За домом на скамейке сидела женщина, зажав между коленями руки. Не Пилат, другая. Руфь остановилась и посмотрела на ее спину. Совершенно непохоже на спину убийцы. В ней какая-то податливость, ранимость, она, пожалуй, напоминает голень — крепкая, но в то же время чувствительна даже к самой слабой боли.
— Реба! — сказала Руфь.
Женщина обернулась и устремила па нее взгляд, исполненный такой печали, какой Руфь никогда не видела.
— Реба ушла, — ответила она, и второе слово прозвучало так, как будто Реба ушла навсегда. — Может, я сумею вам помочь?
— Я Руфь Фостер.
Агарь окаменела. Волнение молнией пронзило ее.

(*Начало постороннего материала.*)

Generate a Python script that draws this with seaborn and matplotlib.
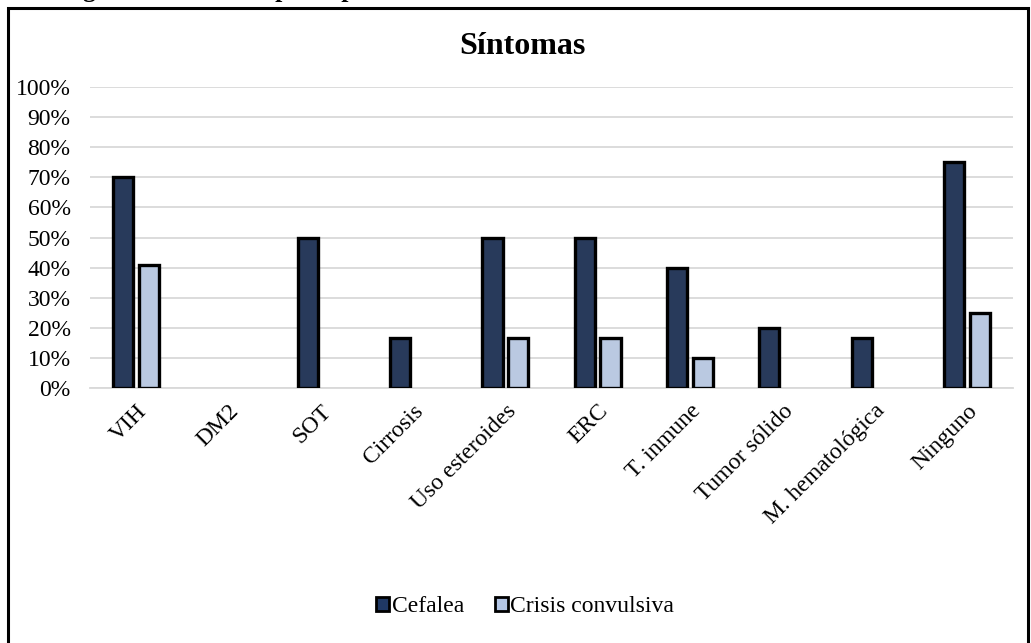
import matplotlib
matplotlib.use("Agg")
import matplotlib.pyplot as plt
import seaborn as sns
import pandas as pd
from matplotlib.patches import Rectangle
from matplotlib.ticker import PercentFormatter

categories = ["VIH", "DM2", "SOT", "Cirrosis", "Uso esteroides", "ERC",
              "T. inmune", "Tumor sólido", "M. hematológica", "Ninguno"]
cefalea = [0.70, 0.0, 0.50, 0.167, 0.50, 0.50, 0.40, 0.20, 0.167, 0.75]
crisis = [0.41, 0.0, 0.0, 0.0, 0.167, 0.167, 0.10, 0.0, 0.0, 0.25]
series_names = ["Cefalea", "Crisis convulsiva"]
colors = ["#1F3864", "#B4C7E7"]
yticks = [i / 10 for i in range(11)]

df = pd.DataFrame({
    "cat": categories * 2,
    "val": cefalea + crisis,
    "serie": [series_names[0]] * len(categories) + [series_names[1]] * len(categories),
})

sns.set_style("white")
plt.rcParams["font.family"] = ["Liberation Serif", "DejaVu Serif"]
plt.rcParams["text.color"] = "black"
plt.rcParams["xtick.color"] = "black"
plt.rcParams["ytick.color"] = "black"

fig = plt.figure(figsize=(10.31, 6.43), dpi=100)
ax = fig.add_axes([90 / 1031, 1 - 388 / 643, (1013 - 90) / 1031, (388 - 87) / 643])

sns.barplot(data=df, x="cat", y="val", hue="serie", palette=colors, ax=ax,
            width=0.56, gap=0.22, edgecolor="black", linewidth=2.4,
            legend=False, errorbar=None, zorder=3)

for p in ax.patches:
    if p.get_height() == 0:
        p.set_visible(False)

ax.set_ylim(0, 1)
ax.set_yticks(yticks)
ax.yaxis.set_major_formatter(PercentFormatter(1.0, decimals=0))
ax.grid(axis="y", color="#D9D9D9", linewidth=1.3, zorder=0)
ax.set_axisbelow(True)
for s in ["top", "right", "left"]:
    ax.spines[s].set_visible(False)
ax.spines["bottom"].set_color("#D9D9D9")
ax.spines["bottom"].set_linewidth(1.3)
ax.set_xlabel("")
ax.set_ylabel("")
ax.tick_params(axis="both", length=0, labelsize=17, labelcolor="black")
ax.tick_params(axis="y", pad=14)
plt.setp(ax.get_xticklabels(), rotation=45, ha="right", rotation_mode="anchor")
ax.tick_params(axis="x", pad=9)

fig.text(522 / 1031, 1 - 46 / 643, "Síntomas", ha="center", va="center",
         fontsize=23, fontweight="bold", color="black")

handles = [Rectangle((0, 0), 1, 1, facecolor=c, edgecolor="black", linewidth=2)
           for c in colors]
fig.legend(handles, series_names, loc="center", bbox_to_anchor=(525 / 1031, 1 - 607 / 643),
           ncol=2, frameon=False, fontsize=17, handlelength=0.55, handleheight=0.55,
           handletextpad=0.1, columnspacing=1.3)

fig.patches.append(Rectangle((8 / 1031, -0.02), (1028 - 8) / 1031, 1 - 8 / 643 + 0.02,
                             transform=fig.transFigure, fill=False,
                             edgecolor="black", linewidth=2.2))

fig.text(60 / 1031, 1 + 3 / 643, "Figura 5. Síntomas principales de acuerdo a comorbilidades",
         ha="left", va="baseline", fontsize=18.5, fontweight="bold", color="black")

fig.savefig("out.png", dpi=100)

Мать Молочника — это ее силуэт мелькал по вечерам на верхнем этаже за шторами, когда она, Агарь, стояла на другой стороне улицы, поначалу надеясь перехватить его и увести с собой, потом просто увидеть и, наконец, лишь постоять вблизи от дома, где он живет, и от всего, что его окружает. Те, кто бодрствует по ночам в одиночку, особенно остро ощущу ют свое одиночество, ибо эти ночные бдения — символ всеобщего безумия. Раз или два отворялась боковая дверь, и в темноте проступали контуры женщины, которая стряхивала со скатерти крошки или выбивала коврик. Она забыла все, что ей рассказывал о матери Молочник, все, что она слышала о ней от Пилат и от Ребы, забыла все, потрясенная присутствием его матери. Ее охватило болезненное наслаждение, и Агарь не стала его подавлять, она улыбнулась. Руфь ее улыбка не удивила. Смерть всегда улыбается. И дышит. И кажется беспомощной, как голень, или как крохотные черные точки на лепестках розы «Королева Элизабет», или как пленка на глазу мертвой золотой рыбки.